## [Set task]
Omit the pictures from the entries below and retype everything else exactly.

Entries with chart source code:
● ● ●
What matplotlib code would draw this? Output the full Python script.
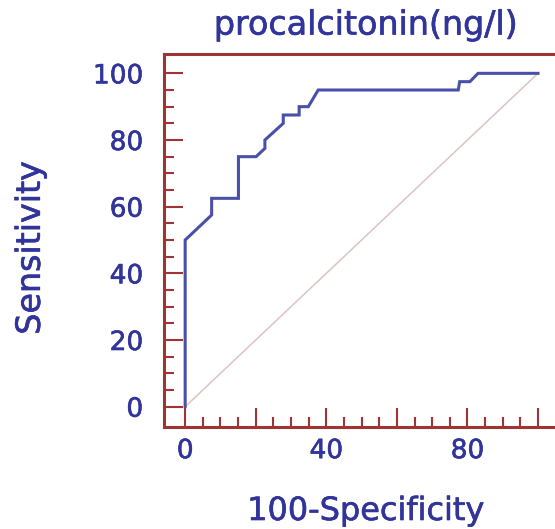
import matplotlib
matplotlib.use('Agg')
from matplotlib import pyplot as plt
from matplotlib.ticker import FixedLocator
import matplotlib.patheffects as pe

# ROC curve (100-Specificity, Sensitivity)
fpr = [0, 0, 7.5, 7.5, 15.1, 15.1, 20.1, 22.6, 22.6, 27.8, 27.8, 32.3, 32.3, 34.9,
       37.7, 77.4, 77.8, 80.7, 83.0, 100]
tpr = [0, 50, 57.5, 62.5, 62.5, 75, 75, 77.5, 80, 85, 87.5, 87.5, 90, 90,
       95, 95, 97.5, 97.5, 100, 100]
ref_line = [0, 100]

xticks = [0, 20, 40, 60, 80, 100]
xticklabels = ['0', '', '40', '', '80', '']
yticks = [0, 20, 40, 60, 80, 100]
yticklabels = ['0', '20', '40', '60', '80', '100']
minor = list(range(0, 101, 5))

blue = '#31349a'
red = '#a03434'
thick = [pe.withStroke(linewidth=0.45, foreground=blue)]

fig = plt.figure(figsize=(5.55, 5.29), dpi=100)
ax = fig.add_axes([164/555, 1-427/529, (568-164)/555, (427-54)/529])

ax.plot(ref_line, ref_line, color='#dcc4c4', lw=1.1)
ax.plot(fpr, tpr, color='#4a50a8', lw=2.2, solid_joinstyle='miter')

ax.set_xlim(-6, 108.5)
ax.set_ylim(-6.1, 105.8)

ax.set_xticks(xticks)
ax.set_xticklabels(xticklabels)
ax.set_yticks(yticks)
ax.set_yticklabels(yticklabels)
ax.xaxis.set_minor_locator(FixedLocator(minor))
ax.yaxis.set_minor_locator(FixedLocator(minor))

for s in ['left', 'bottom', 'top']:
    ax.spines[s].set_color(red)
    ax.spines[s].set_linewidth(2.2)
ax.spines['right'].set_visible(False)

ax.tick_params(which='major', direction='in', length=13.5, width=1.5, color=red,
               labelcolor=blue, labelsize=19)
ax.tick_params(axis='y', which='major', pad=15)
ax.tick_params(axis='x', which='major', pad=8)
ax.tick_params(which='minor', direction='in', length=7, width=1.5, color=red)
for t in ax.get_xticklabels() + ax.get_yticklabels():
    t.set_path_effects(thick)

ax.set_title('procalcitonin(ng/l)', color=blue, fontsize=24, pad=14,
             path_effects=thick)
ax.set_xlabel('100-Specificity', color=blue, fontsize=23, path_effects=thick)
ax.set_ylabel('Sensitivity', color=blue, fontsize=24, path_effects=thick)
ax.xaxis.set_label_coords(0.5, -0.185)
ax.yaxis.set_label_coords(-0.29, 0.48)

fig.savefig('out.png', dpi=100)
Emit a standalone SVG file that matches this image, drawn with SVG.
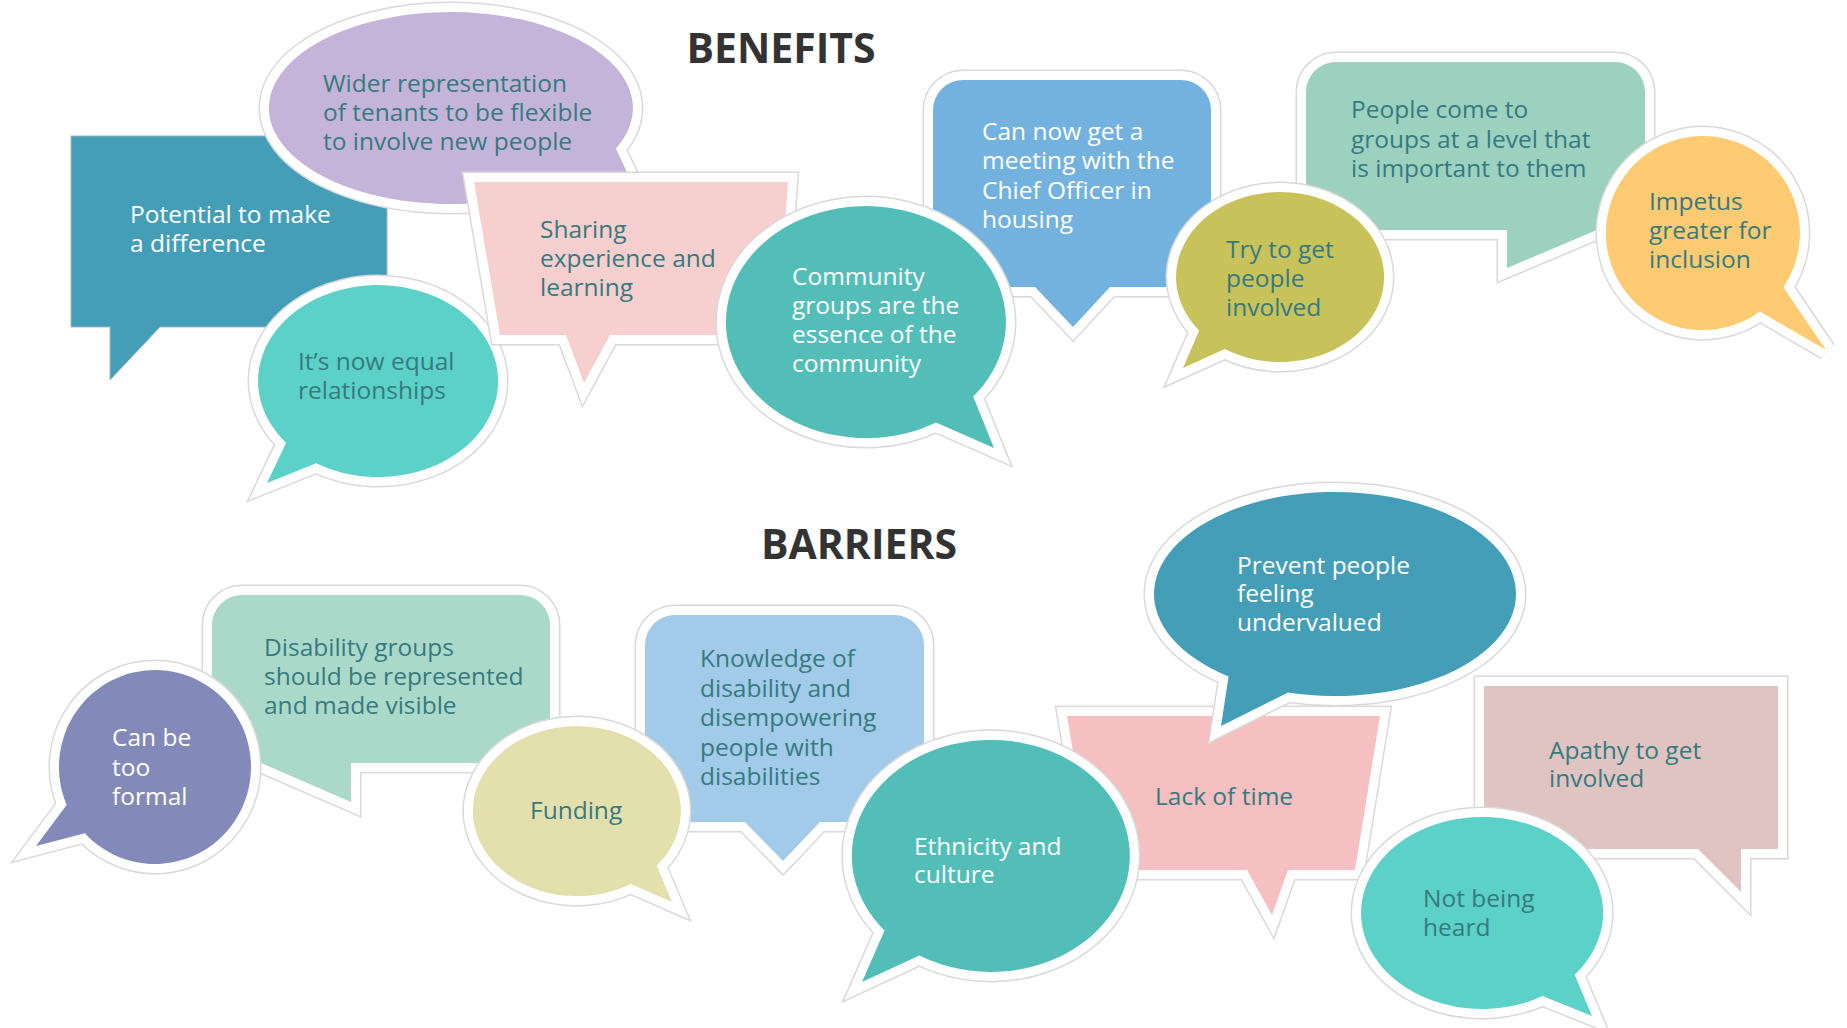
● ● ●
## [Problem solution]
What matplotlib code would draw this? Output the full Python script.
import matplotlib
matplotlib.use('Agg')
from matplotlib import pyplot as plt
from matplotlib.ticker import FixedLocator
import matplotlib.patheffects as pe

# ROC curve (100-Specificity, Sensitivity)
fpr = [0, 0, 7.5, 7.5, 15.1, 15.1, 20.1, 22.6, 22.6, 27.8, 27.8, 32.3, 32.3, 34.9,
       37.7, 77.4, 77.8, 80.7, 83.0, 100]
tpr = [0, 50, 57.5, 62.5, 62.5, 75, 75, 77.5, 80, 85, 87.5, 87.5, 90, 90,
       95, 95, 97.5, 97.5, 100, 100]
ref_line = [0, 100]

xticks = [0, 20, 40, 60, 80, 100]
xticklabels = ['0', '', '40', '', '80', '']
yticks = [0, 20, 40, 60, 80, 100]
yticklabels = ['0', '20', '40', '60', '80', '100']
minor = list(range(0, 101, 5))

blue = '#31349a'
red = '#a03434'
thick = [pe.withStroke(linewidth=0.45, foreground=blue)]

fig = plt.figure(figsize=(5.55, 5.29), dpi=100)
ax = fig.add_axes([164/555, 1-427/529, (568-164)/555, (427-54)/529])

ax.plot(ref_line, ref_line, color='#dcc4c4', lw=1.1)
ax.plot(fpr, tpr, color='#4a50a8', lw=2.2, solid_joinstyle='miter')

ax.set_xlim(-6, 108.5)
ax.set_ylim(-6.1, 105.8)

ax.set_xticks(xticks)
ax.set_xticklabels(xticklabels)
ax.set_yticks(yticks)
ax.set_yticklabels(yticklabels)
ax.xaxis.set_minor_locator(FixedLocator(minor))
ax.yaxis.set_minor_locator(FixedLocator(minor))

for s in ['left', 'bottom', 'top']:
    ax.spines[s].set_color(red)
    ax.spines[s].set_linewidth(2.2)
ax.spines['right'].set_visible(False)

ax.tick_params(which='major', direction='in', length=13.5, width=1.5, color=red,
               labelcolor=blue, labelsize=19)
ax.tick_params(axis='y', which='major', pad=15)
ax.tick_params(axis='x', which='major', pad=8)
ax.tick_params(which='minor', direction='in', length=7, width=1.5, color=red)
for t in ax.get_xticklabels() + ax.get_yticklabels():
    t.set_path_effects(thick)

ax.set_title('procalcitonin(ng/l)', color=blue, fontsize=24, pad=14,
             path_effects=thick)
ax.set_xlabel('100-Specificity', color=blue, fontsize=23, path_effects=thick)
ax.set_ylabel('Sensitivity', color=blue, fontsize=24, path_effects=thick)
ax.xaxis.set_label_coords(0.5, -0.185)
ax.yaxis.set_label_coords(-0.29, 0.48)

fig.savefig('out.png', dpi=100)
Emit a standalone SVG file that matches this image, drawn with SVG.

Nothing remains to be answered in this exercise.